— START —
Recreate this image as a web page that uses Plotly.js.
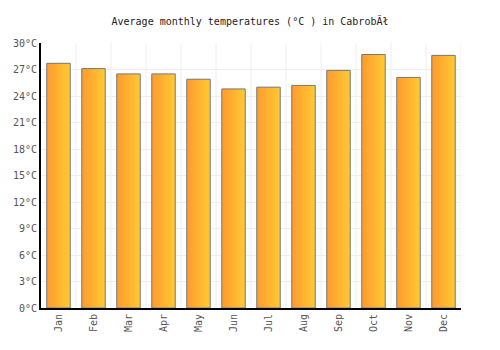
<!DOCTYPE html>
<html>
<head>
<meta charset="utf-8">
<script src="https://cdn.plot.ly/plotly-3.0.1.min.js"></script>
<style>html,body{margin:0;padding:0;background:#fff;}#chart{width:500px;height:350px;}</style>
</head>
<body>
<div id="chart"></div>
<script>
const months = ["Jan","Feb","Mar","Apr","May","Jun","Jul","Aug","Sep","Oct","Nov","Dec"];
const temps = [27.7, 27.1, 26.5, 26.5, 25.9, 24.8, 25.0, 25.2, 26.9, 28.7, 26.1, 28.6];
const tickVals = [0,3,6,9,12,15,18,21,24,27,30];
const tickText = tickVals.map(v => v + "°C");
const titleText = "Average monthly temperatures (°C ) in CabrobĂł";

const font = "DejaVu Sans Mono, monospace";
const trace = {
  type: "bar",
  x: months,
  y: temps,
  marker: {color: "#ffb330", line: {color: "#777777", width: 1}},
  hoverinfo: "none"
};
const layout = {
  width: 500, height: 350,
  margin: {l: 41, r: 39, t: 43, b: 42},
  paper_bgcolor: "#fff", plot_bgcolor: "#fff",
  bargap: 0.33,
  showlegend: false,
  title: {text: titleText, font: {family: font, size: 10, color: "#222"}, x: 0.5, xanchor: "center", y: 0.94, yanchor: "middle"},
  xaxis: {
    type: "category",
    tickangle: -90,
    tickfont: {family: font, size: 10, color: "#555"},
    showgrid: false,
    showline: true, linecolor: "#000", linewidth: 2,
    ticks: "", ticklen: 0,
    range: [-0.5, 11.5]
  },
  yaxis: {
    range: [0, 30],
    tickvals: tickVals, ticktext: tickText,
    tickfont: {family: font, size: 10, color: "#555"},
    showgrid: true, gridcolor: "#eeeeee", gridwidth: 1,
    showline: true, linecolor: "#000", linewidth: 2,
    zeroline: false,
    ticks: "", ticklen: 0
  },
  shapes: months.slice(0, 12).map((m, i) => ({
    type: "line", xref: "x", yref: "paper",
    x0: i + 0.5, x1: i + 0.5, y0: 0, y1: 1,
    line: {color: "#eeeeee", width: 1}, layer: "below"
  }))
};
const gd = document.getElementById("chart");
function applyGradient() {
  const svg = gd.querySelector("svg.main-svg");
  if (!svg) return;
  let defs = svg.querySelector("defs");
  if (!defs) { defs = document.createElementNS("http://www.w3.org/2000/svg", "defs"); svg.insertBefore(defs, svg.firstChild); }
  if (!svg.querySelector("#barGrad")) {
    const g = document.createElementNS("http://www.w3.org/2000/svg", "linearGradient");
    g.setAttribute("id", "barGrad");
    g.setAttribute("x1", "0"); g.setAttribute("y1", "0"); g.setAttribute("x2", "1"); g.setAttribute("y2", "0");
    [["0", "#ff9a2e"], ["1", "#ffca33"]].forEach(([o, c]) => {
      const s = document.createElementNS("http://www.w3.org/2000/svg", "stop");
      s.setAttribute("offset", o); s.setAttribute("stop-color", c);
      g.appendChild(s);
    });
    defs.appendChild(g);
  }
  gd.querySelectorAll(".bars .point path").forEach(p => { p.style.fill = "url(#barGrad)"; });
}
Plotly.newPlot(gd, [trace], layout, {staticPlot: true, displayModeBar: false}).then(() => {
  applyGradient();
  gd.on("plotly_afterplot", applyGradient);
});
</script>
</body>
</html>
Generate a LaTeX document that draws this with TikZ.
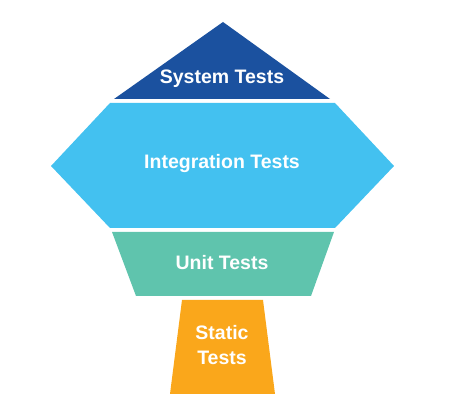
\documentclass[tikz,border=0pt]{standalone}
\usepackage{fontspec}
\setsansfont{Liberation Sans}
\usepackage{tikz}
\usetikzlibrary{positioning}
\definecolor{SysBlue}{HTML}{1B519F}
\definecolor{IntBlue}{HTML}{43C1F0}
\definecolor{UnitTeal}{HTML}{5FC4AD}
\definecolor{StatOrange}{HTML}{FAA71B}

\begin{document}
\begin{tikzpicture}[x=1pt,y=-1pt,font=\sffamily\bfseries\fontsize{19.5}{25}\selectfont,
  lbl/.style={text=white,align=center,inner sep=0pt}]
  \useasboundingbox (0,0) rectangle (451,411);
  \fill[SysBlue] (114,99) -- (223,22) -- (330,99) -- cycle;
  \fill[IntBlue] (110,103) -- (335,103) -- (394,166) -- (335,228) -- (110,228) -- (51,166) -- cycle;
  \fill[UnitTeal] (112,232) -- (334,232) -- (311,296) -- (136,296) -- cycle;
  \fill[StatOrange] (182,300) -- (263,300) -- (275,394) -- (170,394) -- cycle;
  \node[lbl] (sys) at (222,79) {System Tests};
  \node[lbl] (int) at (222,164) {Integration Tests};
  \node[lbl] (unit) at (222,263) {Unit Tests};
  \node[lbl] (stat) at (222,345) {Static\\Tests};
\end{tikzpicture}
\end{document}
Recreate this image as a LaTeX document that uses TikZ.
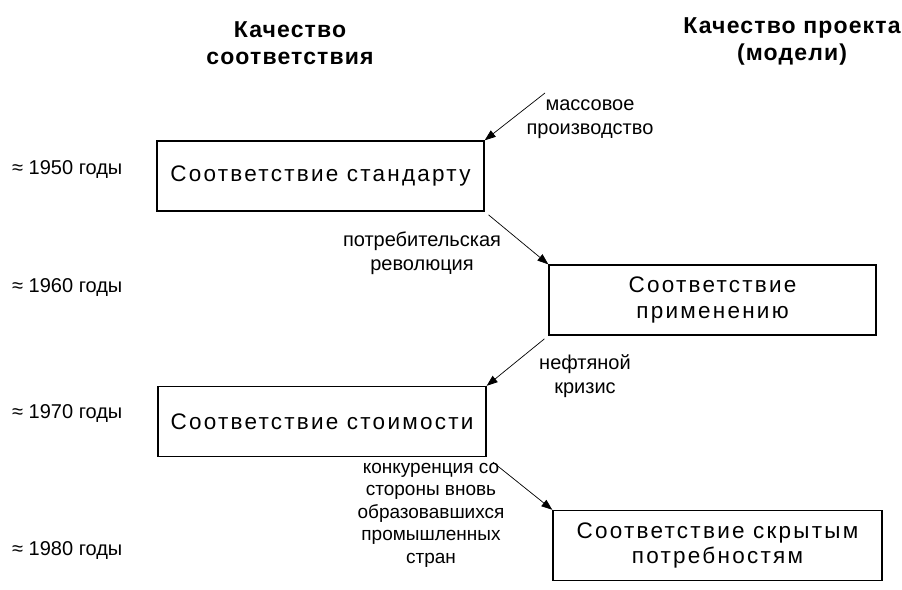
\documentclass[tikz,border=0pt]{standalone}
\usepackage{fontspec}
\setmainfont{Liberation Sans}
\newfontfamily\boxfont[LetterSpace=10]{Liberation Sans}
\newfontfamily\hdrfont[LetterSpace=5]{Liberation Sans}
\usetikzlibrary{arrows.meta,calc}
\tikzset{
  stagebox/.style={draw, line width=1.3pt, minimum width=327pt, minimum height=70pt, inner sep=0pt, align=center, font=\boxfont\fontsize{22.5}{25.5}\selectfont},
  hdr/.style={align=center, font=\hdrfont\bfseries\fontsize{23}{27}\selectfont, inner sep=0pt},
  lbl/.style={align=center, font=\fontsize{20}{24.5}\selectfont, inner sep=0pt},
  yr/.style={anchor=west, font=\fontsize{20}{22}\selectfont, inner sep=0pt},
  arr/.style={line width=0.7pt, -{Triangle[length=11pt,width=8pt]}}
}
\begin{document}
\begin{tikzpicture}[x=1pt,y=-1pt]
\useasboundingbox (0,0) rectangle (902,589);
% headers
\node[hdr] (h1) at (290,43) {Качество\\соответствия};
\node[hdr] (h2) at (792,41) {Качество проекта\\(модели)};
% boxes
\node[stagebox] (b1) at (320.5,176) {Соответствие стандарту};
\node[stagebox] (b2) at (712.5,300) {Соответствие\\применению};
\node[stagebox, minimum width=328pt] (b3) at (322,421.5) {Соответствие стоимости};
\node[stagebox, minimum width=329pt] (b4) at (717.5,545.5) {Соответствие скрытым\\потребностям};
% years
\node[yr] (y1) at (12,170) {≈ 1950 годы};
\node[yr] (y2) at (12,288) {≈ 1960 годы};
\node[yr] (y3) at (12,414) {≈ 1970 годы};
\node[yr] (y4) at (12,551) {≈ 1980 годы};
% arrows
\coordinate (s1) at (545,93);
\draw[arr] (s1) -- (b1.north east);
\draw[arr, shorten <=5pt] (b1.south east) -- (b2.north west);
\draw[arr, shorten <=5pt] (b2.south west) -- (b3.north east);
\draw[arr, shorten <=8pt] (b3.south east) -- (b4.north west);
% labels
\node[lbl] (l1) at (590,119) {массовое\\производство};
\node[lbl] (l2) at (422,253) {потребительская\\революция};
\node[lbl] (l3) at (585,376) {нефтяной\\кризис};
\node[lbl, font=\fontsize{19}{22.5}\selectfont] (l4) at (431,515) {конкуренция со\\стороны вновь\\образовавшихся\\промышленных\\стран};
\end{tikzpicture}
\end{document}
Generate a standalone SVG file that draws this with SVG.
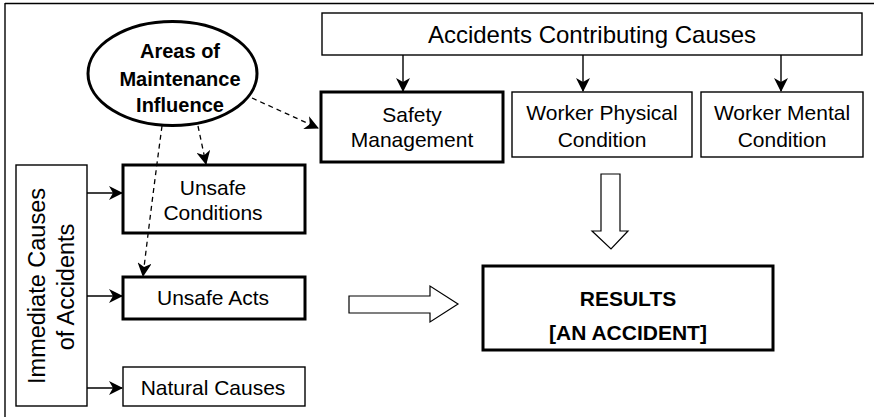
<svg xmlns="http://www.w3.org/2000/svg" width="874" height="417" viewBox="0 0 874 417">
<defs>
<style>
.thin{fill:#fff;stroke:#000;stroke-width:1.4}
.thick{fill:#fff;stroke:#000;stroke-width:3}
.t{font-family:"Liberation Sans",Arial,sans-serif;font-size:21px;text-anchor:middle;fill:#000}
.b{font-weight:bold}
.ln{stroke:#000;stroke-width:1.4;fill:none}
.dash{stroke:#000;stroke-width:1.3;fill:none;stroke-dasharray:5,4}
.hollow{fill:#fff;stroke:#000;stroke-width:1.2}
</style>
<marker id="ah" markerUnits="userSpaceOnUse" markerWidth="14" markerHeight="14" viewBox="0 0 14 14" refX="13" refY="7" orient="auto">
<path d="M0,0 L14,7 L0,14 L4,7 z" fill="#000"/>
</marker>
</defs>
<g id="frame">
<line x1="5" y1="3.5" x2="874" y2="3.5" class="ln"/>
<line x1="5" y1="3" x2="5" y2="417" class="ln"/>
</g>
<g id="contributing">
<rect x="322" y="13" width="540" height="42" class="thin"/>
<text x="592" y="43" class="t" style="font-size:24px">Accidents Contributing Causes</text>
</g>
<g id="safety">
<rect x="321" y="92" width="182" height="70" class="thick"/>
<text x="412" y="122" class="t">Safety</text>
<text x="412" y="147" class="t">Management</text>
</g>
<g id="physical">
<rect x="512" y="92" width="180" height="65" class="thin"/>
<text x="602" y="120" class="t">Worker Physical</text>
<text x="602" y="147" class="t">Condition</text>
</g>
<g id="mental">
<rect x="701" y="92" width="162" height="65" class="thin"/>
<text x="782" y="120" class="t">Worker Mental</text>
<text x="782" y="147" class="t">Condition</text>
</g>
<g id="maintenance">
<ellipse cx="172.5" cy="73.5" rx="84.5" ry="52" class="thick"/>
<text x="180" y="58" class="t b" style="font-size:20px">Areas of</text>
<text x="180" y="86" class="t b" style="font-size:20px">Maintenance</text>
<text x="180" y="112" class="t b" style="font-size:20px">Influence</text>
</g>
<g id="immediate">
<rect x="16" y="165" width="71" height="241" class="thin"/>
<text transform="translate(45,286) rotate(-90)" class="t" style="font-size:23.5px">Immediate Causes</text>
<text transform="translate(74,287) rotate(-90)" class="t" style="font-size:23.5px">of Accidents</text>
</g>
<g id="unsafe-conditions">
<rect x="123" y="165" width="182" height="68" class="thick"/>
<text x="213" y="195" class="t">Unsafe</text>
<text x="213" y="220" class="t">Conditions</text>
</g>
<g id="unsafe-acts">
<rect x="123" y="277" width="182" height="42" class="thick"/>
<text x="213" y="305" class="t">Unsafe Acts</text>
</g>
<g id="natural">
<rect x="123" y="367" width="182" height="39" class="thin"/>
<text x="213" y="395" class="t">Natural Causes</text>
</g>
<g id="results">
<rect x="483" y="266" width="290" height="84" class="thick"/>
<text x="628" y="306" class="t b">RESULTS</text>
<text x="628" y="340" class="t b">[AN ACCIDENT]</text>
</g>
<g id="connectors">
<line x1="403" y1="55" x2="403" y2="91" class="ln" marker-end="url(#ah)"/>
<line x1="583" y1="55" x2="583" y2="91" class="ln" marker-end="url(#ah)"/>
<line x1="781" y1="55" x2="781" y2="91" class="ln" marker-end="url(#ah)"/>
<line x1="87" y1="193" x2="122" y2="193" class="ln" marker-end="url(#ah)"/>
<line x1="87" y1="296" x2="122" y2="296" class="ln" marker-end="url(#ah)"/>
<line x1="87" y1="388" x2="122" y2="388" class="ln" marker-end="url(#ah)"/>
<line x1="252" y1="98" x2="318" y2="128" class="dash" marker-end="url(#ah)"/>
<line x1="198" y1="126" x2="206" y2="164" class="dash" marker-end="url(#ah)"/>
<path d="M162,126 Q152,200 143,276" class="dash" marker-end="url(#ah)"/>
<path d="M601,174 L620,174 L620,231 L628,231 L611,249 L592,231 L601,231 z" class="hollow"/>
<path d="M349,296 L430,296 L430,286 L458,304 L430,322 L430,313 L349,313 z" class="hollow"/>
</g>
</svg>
— END —
Repeat the lines exactly as they stand, from the opening line of the data through the line with "monthly temperatures (°C". Pictures stay out of the copy.

◆ SOLUTION TO THIS TASK ◆
Recreate this image as a web page that uses Plotly.js.
<!DOCTYPE html>
<html>
<head>
<meta charset="utf-8">
<script src="https://cdn.plot.ly/plotly-3.0.1.min.js"></script>
<style>html,body{margin:0;padding:0;background:#fff;}#chart{width:500px;height:350px;}</style>
</head>
<body>
<div id="chart"></div>
<script>
const months = ["Jan","Feb","Mar","Apr","May","Jun","Jul","Aug","Sep","Oct","Nov","Dec"];
const temps = [27.7, 27.1, 26.5, 26.5, 25.9, 24.8, 25.0, 25.2, 26.9, 28.7, 26.1, 28.6];
const tickVals = [0,3,6,9,12,15,18,21,24,27,30];
const tickText = tickVals.map(v => v + "°C");
const titleText = "Average monthly temperatures (°C ) in CabrobĂł";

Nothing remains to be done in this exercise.